Belfast Telegraph

Terror murals: PSNI under fire
Councillor hits out at 'lightweight approach'

By Nevin Farrell
07 January 2005

An SDLP councillor who is the husband of Police Ombudsman Nuala O'Loan has accused a police chief of being "lightweight" in dealing with paramilitary murals.

Declan O'Loan told a meeting of Ballymena's District Policing Partnership that the presence of the trappings of terrorism in the town "is an assertion of paramilitary control and a challenge to the authority of the PSNI in enforcing the law".

But Ballymena commander Supt Terry Shevlin said the murals issue was complex and that in the current climate if police moved against them it would create a worse reaction.

He said murals are something for the whole community to deal with and he urged people with influence to take steps to have them removed.

In the meantime, Mr Shevlin said the police focus is on dealing with terrorist groups involved in crime.

Mr Shevlin said he did not condone murals which were across Northern Ireland in both sections of the community but he said police had to be "practical" about how they deal with them.

On the other hand, Mr Shevlin added that he was "more interested in dealing with racketeering and guns.
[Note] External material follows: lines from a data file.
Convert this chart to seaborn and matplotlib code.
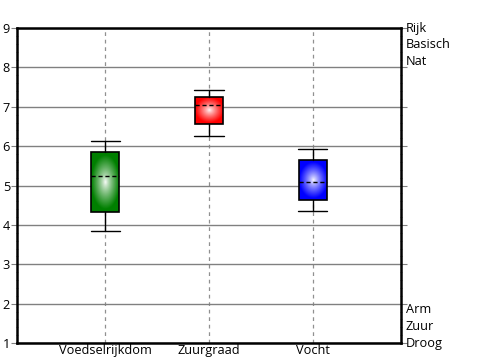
import numpy as np
import seaborn as sns
import matplotlib.pyplot as plt
from matplotlib.ticker import MultipleLocator

# box statistics
categories = ['Voedselrijkdom', 'Zuurgraad', 'Vocht']
whisker_low = [3.85, 6.26, 4.36]
q1 = [4.33, 6.56, 4.63]
mid = [5.24, 7.04, 5.08]
q3 = [5.85, 7.26, 5.64]
whisker_high = [6.13, 7.42, 5.92]
box_colors = [(0.0, 0.5, 0.0), (1.0, 0.0, 0.0), (0.0, 0.0, 1.0)]

top_labels = ['Rijk', 'Basisch', 'Nat']
bottom_labels = ['Arm', 'Zuur', 'Droog']

sns.set_style('white')
plt.rcParams['font.family'] = ['Open Sans', 'DejaVu Sans']
plt.rcParams['text.color'] = 'black'
plt.rcParams['xtick.labelcolor'] = 'black'
plt.rcParams['ytick.labelcolor'] = 'black'
fs = 9.2

fig = plt.figure(figsize=(5, 3.6), dpi=100)
ax = fig.add_axes([0.034, 0.047, 0.768, 0.875])

stats = []
for i, name in enumerate(categories):
    stats.append({'label': name, 'whislo': whisker_low[i], 'q1': q1[i],
                  'med': mid[i], 'q3': q3[i], 'whishi': whisker_high[i]})

bp = ax.bxp(stats, positions=range(len(categories)), widths=0.27,
            patch_artist=True, showfliers=False,
            boxprops=dict(edgecolor='black', linewidth=1.2),
            whiskerprops=dict(color='black', linewidth=1.0),
            capprops=dict(color='black', linewidth=1.0),
            medianprops=dict(color='black', linewidth=1.0, linestyle=(0, (3, 2))),
            capwidths=0.28)

# radial white-to-colour fill inside each box
yy, xx = np.mgrid[-1:1:120j, -1:1:60j]
r = np.clip(np.sqrt(xx ** 2 + (yy * 1.1) ** 2), 0, 1) ** 0.8
for i, patch in enumerate(bp['boxes']):
    c = np.array(box_colors[i])
    img = (1 - r)[..., None] * np.ones(3) + r[..., None] * c
    patch.set_facecolor('none')
    im = ax.imshow(img, extent=(i - 0.135, i + 0.135, q1[i], q3[i]),
                   aspect='auto', zorder=1.5, interpolation='bilinear')
    im.set_clip_path(patch)
    patch.set_zorder(2)

ax.set_xlim(-0.85, 2.85)
ax.set_ylim(1, 9)
ax.set_xticks(range(len(categories)))
ax.set_xticklabels(categories, fontsize=fs)
ax.set_yticks(range(1, 10))
ax.yaxis.set_minor_locator(MultipleLocator(0.2))

ax.grid(axis='y', color='#808080', linewidth=1.0, linestyle='-')
ax.grid(axis='x', color='#909090', linewidth=0.9, linestyle=(0, (3, 3)))
ax.set_axisbelow(True)

for s in ax.spines.values():
    s.set_linewidth(1.8)
    s.set_color('black')

ax.tick_params(axis='x', length=0, pad=1)
ax.tick_params(axis='y', which='major', left=True, right=True, length=4,
               width=0.8, color='#808080', pad=1, labelsize=fs)
ax.tick_params(axis='y', which='minor', left=True, right=True, length=2,
               width=0.6, color='#808080', direction='inout')

# right-hand scale words
for k, txt in enumerate(top_labels):
    ax.text(1.012, 1.0 - k * 0.053, txt, transform=ax.transAxes,
            ha='left', va='center', fontsize=fs)
for k, txt in enumerate(bottom_labels):
    ax.text(1.012, 0.106 - k * 0.053, txt, transform=ax.transAxes,
            ha='left', va='center', fontsize=fs)

fig.savefig('out.png', dpi=100)
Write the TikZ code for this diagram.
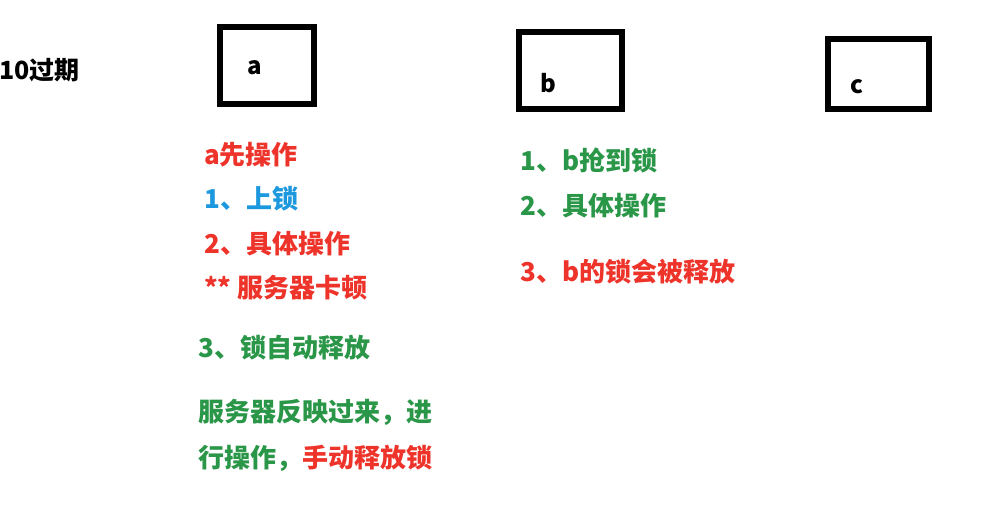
\documentclass[tikz,border=0pt]{standalone}
\usepackage{fontspec}
\setmainfont{Noto Sans CJK SC}
\definecolor{tred}{RGB}{238,52,42}
\definecolor{tgreen}{RGB}{42,150,72}
\definecolor{tblue}{RGB}{28,152,222}
\tikzset{
  box/.style={draw=black, line width=5.5pt, inner sep=0pt},
  txt/.style={anchor=west, inner sep=0pt, font=\fontsize{26pt}{30pt}\selectfont\bfseries},
  lbl/.style={inner sep=0pt, font=\fontsize{24pt}{28pt}\selectfont\bfseries}
}
\begin{document}
\begin{tikzpicture}[x=1pt,y=-1pt]
\useasboundingbox[fill=white] (0,0) rectangle (1005,529);
% title
\node[txt, text=black, font=\fontsize{25pt}{29pt}\selectfont\bfseries] (title) at (-1,70) {10过期};
% boxes
\node[box, minimum width=94pt, minimum height=77pt] (boxa) at (267,65.5) {};
\node[box, minimum width=103pt, minimum height=77pt] (boxb) at (570.5,70.5) {};
\node[box, minimum width=101pt, minimum height=70pt] (boxc) at (878.5,74) {};
\node[lbl] (la) at (255,68) {a};
\node[lbl] (lb) at (548,83) {b};
\node[lbl] (lc) at (857,87) {c};
% left column
\node[txt, text=tred] (a0) at (204,155) {a先操作};
\node[txt, text=tblue] (a1) at (204,199) {1、上锁};
\node[txt, text=tred] (a2) at (204,244) {2、具体操作};
\node[txt, text=tred] (a3) at (204,288) {** 服务器卡顿};
\node[txt, text=tgreen] (a4) at (198,348) {3、锁自动释放};
\node[txt, text=tgreen] (a5) at (198,412) {服务器反映过来，进};
\node[txt, text=tgreen] (a6) at (198,458) {行操作，\textcolor{tred}{手动释放锁}};
% right column
\node[txt, text=tgreen] (b1) at (520,160) {1、b抢到锁};
\node[txt, text=tgreen] (b2) at (520,206) {2、具体操作};
\node[txt, text=tred] (b3) at (520,272) {3、b的锁会被释放};
\end{tikzpicture}
\end{document}
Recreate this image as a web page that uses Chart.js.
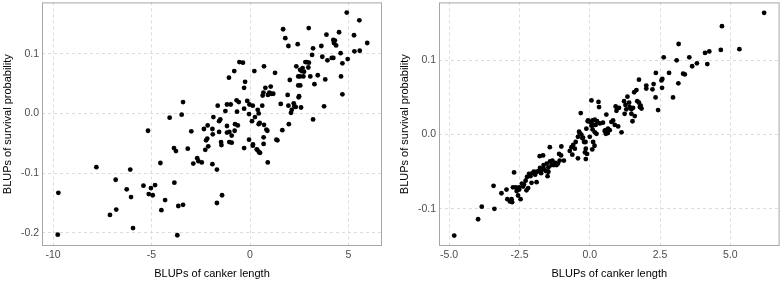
<!DOCTYPE html>
<html>
<head>
<meta charset="utf-8">
<script src="https://cdn.jsdelivr.net/npm/chart.js@4"></script>
<style>
  html, body { margin: 0; padding: 0; background: #fff; }
  #wrap { width: 782px; height: 282px; position: relative; }
  canvas { position: absolute; top: 0; }
</style>
</head>
<body>
<div id="wrap">
  <canvas id="leftChart" width="391" height="282" style="left:0"></canvas>
  <canvas id="rightChart" width="391" height="282" style="left:391px"></canvas>
</div>
<script>
// BLUPs: [canker length, survival probability]
const leftPoints = [
  [-9.73,-0.133],[-9.76,-0.203],[-7.80,-0.090],[-7.11,-0.170],[-6.79,-0.161],[-6.82,-0.111],[-6.26,-0.127],[-6.08,-0.094],
  [-6.04,-0.140],[-5.94,-0.192],[-5.41,-0.121],[-5.18,-0.029],[-5.14,-0.135],[-5.03,-0.125],[-4.94,-0.137],[-4.82,-0.120],
  [-4.55,-0.083],[-4.50,-0.162],[-4.31,-0.145],[-4.08,-0.007],[-3.84,-0.116],[-3.86,-0.058],[-3.76,-0.063],[-3.69,-0.204],
  [-3.64,-0.155],[-3.47,-0.002],[-3.40,-0.153],[-3.40,0.019],[-3.16,-0.059],[-2.98,-0.030],[-2.88,-0.084],[-2.68,-0.075],
  [-2.62,-0.080],[-2.45,-0.082],[-2.34,-0.026],[-2.27,-0.061],[-2.23,-0.045],[-2.17,-0.042],[-2.15,-0.020],[-2.12,-0.055],
  [-1.91,-0.026],[-1.89,-0.035],[-1.86,-0.006],[-1.91,-0.085],[-1.68,-0.094],[-1.68,-0.150],[-1.42,-0.137],[-1.64,0.013],
  [-1.57,-0.013],[-1.51,-0.010],[-1.57,-0.031],[-1.47,-0.048],[-1.45,-0.053],[-1.25,0.004],[-1.17,0.015],[-1.17,-0.021],
  [-1.17,-0.032],[-1.05,-0.031],[-1.05,-0.048],[-0.93,-0.049],[-0.93,-0.037],[-0.98,0.015],[-0.78,-0.029],[-0.76,-0.018],
  [-0.68,0.022],[-0.62,-0.020],[-0.57,0.019],[-0.66,0.003],[-0.30,-0.058],[-0.30,0.043],[-0.25,0.053],[-0.30,0.008],
  [-0.14,0.021],[-0.05,-0.001],[-0.03,0.015],[-0.05,-0.044],[0.14,0.013],[0.10,-0.013],[0.25,-0.006],[0.15,-0.052],
  [0.34,-0.060],[0.44,0.000],[0.44,-0.018],[0.46,-0.065],[-1.07,0.060],[-0.54,0.086],[-0.36,0.085],[-0.80,0.071],
  [0.14,-0.054],[0.22,0.071],[0.39,0.006],[0.49,-0.016],[0.51,-0.066],[0.37,-0.061],[0.62,0.013],[0.64,0.030],
  [0.68,0.035],[0.71,0.079],[0.69,-0.040],[0.69,-0.051],[0.78,0.043],[0.83,-0.027],[0.88,-0.029],[0.90,-0.082],
  [0.91,0.031],[0.98,0.035],[1.05,0.045],[1.08,0.033],[1.18,0.033],[1.27,0.068],[1.34,-0.044],[1.39,-0.045],
  [1.56,0.016],[1.64,-0.028],[1.68,0.141],[1.79,0.126],[1.95,0.113],[1.91,0.031],[1.95,0.013],[1.97,-0.018],
  [2.02,0.056],[2.12,0.006],[2.22,0.017],[2.25,0.012],[2.32,0.011],[2.35,0.079],[2.42,0.116],[2.45,0.047],
  [2.55,0.047],[2.45,0.062],[2.54,0.062],[2.47,0.027],[2.49,0.029],[2.59,0.010],[2.54,0.073],[2.62,0.071],
  [2.67,0.076],[2.74,0.070],[2.71,0.062],[2.81,0.086],[2.88,0.086],[2.99,0.085],[2.98,0.143],[2.96,0.077],
  [3.06,0.062],[3.15,0.098],[3.20,0.109],[3.27,0.049],[3.20,-0.010],[3.44,0.064],[3.62,0.113],[3.67,0.095],
  [3.76,0.012],[3.82,0.057],[3.88,0.132],[3.93,0.089],[4.15,0.093],[4.23,0.093],[4.23,0.123],[4.31,0.122],
  [4.26,0.118],[4.37,0.114],[4.52,0.136],[4.60,0.101],[4.69,0.084],[4.62,0.062],[4.69,0.032],[4.91,0.169],
  [4.96,0.091],[5.28,0.131],[5.30,0.104],[5.55,0.156],[5.57,0.105],[5.95,0.118],[2.08,0.001],[0.71,-0.019]
];

const rightPoints = [
  [-4.82,-0.136],[-3.97,-0.114],[-3.84,-0.097],[-3.39,-0.100],[-3.42,-0.069],[-3.14,-0.079],[-2.96,-0.074],[-2.93,-0.087],
  [-2.84,-0.090],[-2.76,-0.091],[-2.78,-0.087],[-2.69,-0.051],[-2.73,-0.071],[-2.63,-0.071],[-2.51,-0.071],[-2.55,-0.082],
  [-2.60,-0.076],[-2.51,-0.074],[-2.46,-0.087],[-2.41,-0.066],[-2.34,-0.067],[-2.37,-0.070],[-2.28,-0.062],[-2.23,-0.057],
  [-2.25,-0.075],[-2.19,-0.072],[-2.16,-0.053],[-2.11,-0.056],[-2.07,-0.065],[-2.04,-0.052],[-1.99,-0.050],[-1.94,-0.054],
  [-1.88,-0.050],[-1.89,-0.064],[-1.80,-0.049],[-1.77,-0.045],[-1.73,-0.052],[-1.68,-0.047],[-1.64,-0.046],[-1.78,-0.029],
  [-1.66,-0.028],[-1.64,-0.041],[-1.56,-0.049],[-1.50,-0.056],[-1.47,-0.050],[-1.53,-0.039],[-1.47,-0.044],[-1.41,-0.036],
  [-1.36,-0.041],[-1.42,-0.017],[-1.33,-0.035],[-1.28,-0.041],[-1.22,-0.038],[-1.18,-0.041],[-1.09,-0.026],[-1.02,-0.028],
  [-1.01,-0.016],[-1.13,-0.039],[-1.07,-0.035],[-0.92,-0.035],[-0.71,-0.022],[-0.65,-0.017],[-0.62,-0.027],[-0.59,-0.014],
  [-0.53,-0.019],[-0.42,-0.032],[-0.50,-0.010],[-0.42,-0.003],[-0.36,0.002],[-0.30,0.000],[-0.24,-0.004],[-0.20,-0.010],
  [-0.32,0.029],[-0.38,0.004],[-0.12,0.008],[-0.06,0.019],[0.06,0.046],[0.31,0.044],[0.33,0.037],[-0.07,0.018],
  [0.02,0.017],[0.10,0.019],[0.18,0.020],[0.26,0.018],[0.06,0.012],[0.13,0.013],[0.21,0.013],[0.36,0.015],
  [0.47,0.016],[0.59,0.027],[0.10,0.007],[0.18,0.003],[0.24,0.001],[0.00,-0.003],[0.12,-0.010],[0.56,0.006],
  [0.64,0.002],[-0.17,-0.024],[-0.14,-0.019],[-0.26,-0.005],[-0.15,-0.010],[-0.10,-0.026],[-0.14,-0.033],[0.09,-0.020],
  [0.17,-0.015],[0.53,0.005],[0.57,0.001],[0.65,0.008],[0.71,0.006],[0.77,0.017],[0.83,0.019],[0.92,0.038],
  [0.97,0.036],[0.95,0.032],[1.04,0.036],[0.89,0.013],[1.01,0.011],[1.13,0.003],[1.22,0.045],[1.27,0.040],
  [1.34,0.051],[1.40,0.043],[1.24,0.028],[1.30,0.034],[1.42,0.037],[1.48,0.034],[1.54,0.036],[1.48,0.028],
  [1.52,0.018],[1.60,0.025],[1.58,0.057],[1.66,0.060],[1.69,0.045],[1.75,0.043],[1.81,0.039],[1.84,0.035],
  [1.78,0.037],[1.75,0.074],[2.01,0.066],[2.01,0.062],[2.23,0.061],[2.27,0.068],[2.35,0.083],[2.34,0.050],
  [2.43,0.033],[2.55,0.073],[2.58,0.075],[2.57,0.063],[2.82,0.083],[2.96,0.050],[3.15,0.069],[3.32,0.082],
  [3.38,0.081],[3.64,0.092],[3.81,0.096],[4.18,0.095],[6.20,0.164],[4.70,0.146],[3.16,0.122],[2.63,0.104],
  [3.09,0.100],[3.54,0.104],[4.10,0.110],[4.25,0.112],[4.66,0.114],[5.32,0.115]
];

const leftXTicks = [-10, -5, 0, 5];
const leftYTicks = [-0.2, -0.1, 0.0, 0.1];
const rightXTicks = [-5, -2.5, 0, 2.5, 5];
const rightYTicks = [-0.1, 0.0, 0.1];

const xTitle = 'BLUPs of canker length';
const yTitle = 'BLUPs of survival probability';

const FONT = '"Liberation Sans", Arial, sans-serif';
const gridColor = '#dcdcdc';
const tickColor = '#4d4d4d';

// grey box round the panel, like ggplot's panel.border
const panelBorder = {
    id: 'panelBorder',
    afterDraw(chart) {
        const a = chart.chartArea;
        const ctx = chart.ctx;
        ctx.save();
        ctx.strokeStyle = '#a6a6a6';
        ctx.lineWidth = 1;
        ctx.strokeRect(a.left + 0.5, a.top + 0.5, a.right - a.left - 1, a.bottom - a.top - 1);
        ctx.restore();
    }
};

function makePanel(canvasId, points, xTicks, yTicks, xRange, yRange, xFmt, yAxisWidth, yTitlePad, padRight) {
    const canvas = document.getElementById(canvasId);
    return new Chart(canvas, {
        type: 'scatter',
        data: {
            datasets: [{
                data: points.map(p => ({ x: p[0], y: p[1] })),
                backgroundColor: '#000',
                borderWidth: 0,
                pointRadius: 2.4,
                pointHoverRadius: 2.4
            }]
        },
        options: {
            responsive: false,
            animation: false,
            events: [],
            layout: { padding: { top: 2, right: padRight, bottom: 0, left: 0 } },
            plugins: {
                legend: { display: false },
                tooltip: { enabled: false }
            },
            scales: {
                x: {
                    type: 'linear',
                    min: xRange[0],
                    max: xRange[1],
                    afterBuildTicks: s => { s.ticks = xTicks.map(v => ({ value: v })); },
                    afterFit: s => { s.height = 36; s.paddingLeft = 0; s.paddingRight = 0; },
                    border: { display: false, dash: [3, 3] },
                    grid: { color: gridColor, lineWidth: 1, drawTicks: false },
                    ticks: {
                        color: tickColor,
                        padding: 3,
                        font: { family: FONT, size: 10.5 },
                        maxRotation: 0,
                        callback: v => xFmt(v)
                    },
                    title: {
                        display: true,
                        text: xTitle,
                        color: '#000',
                        font: { family: FONT, size: 11 },
                        padding: { top: 0, bottom: 1 }
                    }
                },
                y: {
                    type: 'linear',
                    min: yRange[0],
                    max: yRange[1],
                    afterBuildTicks: s => { s.ticks = yTicks.map(v => ({ value: v })); },
                    afterFit: s => { s.width = yAxisWidth; s.paddingTop = 0; s.paddingBottom = 0; },
                    border: { display: false, dash: [3, 3] },
                    grid: { color: gridColor, lineWidth: 1, drawTicks: false },
                    ticks: {
                        color: tickColor,
                        padding: 3,
                        font: { family: FONT, size: 10.5 },
                        callback: v => v.toFixed(1)
                    },
                    title: {
                        display: true,
                        text: yTitle,
                        color: '#000',
                        font: { family: FONT, size: 11 },
                        padding: { top: yTitlePad, bottom: 0 }
                    }
                }
            }
        },
        plugins: [panelBorder]
    });
}

makePanel('leftChart', leftPoints, leftXTicks, leftYTicks, [-10.56, 6.7], [-0.222, 0.186],
    v => String(v), 42, 1, 9);
makePanel('rightChart', rightPoints, rightXTicks, rightYTicks, [-5.36, 6.75], [-0.150, 0.178],
    v => v.toFixed(1), 48, 7, 2);
</script>
</body>
</html>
It's more important for me to go after the people who are behind the symbols."

Mr Shevlin said communities should adopt "mature" positions and move away from paramilitary symbols "of whatever ilk".

Councillor O'Loan said a recent court case found that the putting up of a paramilitary flag was an offence and given the amount of time it takes to erect a mural he wondered what they police were doing.

Mr Shevlin said there are potentially offences when the actions of people erecting murals would give rise to the suspicion that they may have paramilitary membership and if such evidence is available then he would not hesitate to investigate it.

But he said Ballymena police had received no complaints about murals which indicated it was not a policing priority.

Councillor O'Loan felt the answer was "lightweight" and he said the police should not think murals aren't an issue because there are no complaints and he said the murals were designed to intimidate people.

He said it takes more than five minutes to paint a mural and was "disappointed" there is not more of a response from police.

Mr Shevlin said if the whole community demanded action on murals then he would take it on board.

DUP councillor Robin Stirling wondered if it would get to the stage where someone painting a portrait of King William crossing the Boyne would be arrested.

Councillor Willie Wright (Independent Unionist) said loyalists in Ahoghill had voluntarily removed a paramilitary mural and said that that was a good example of how the situation could be moved forward.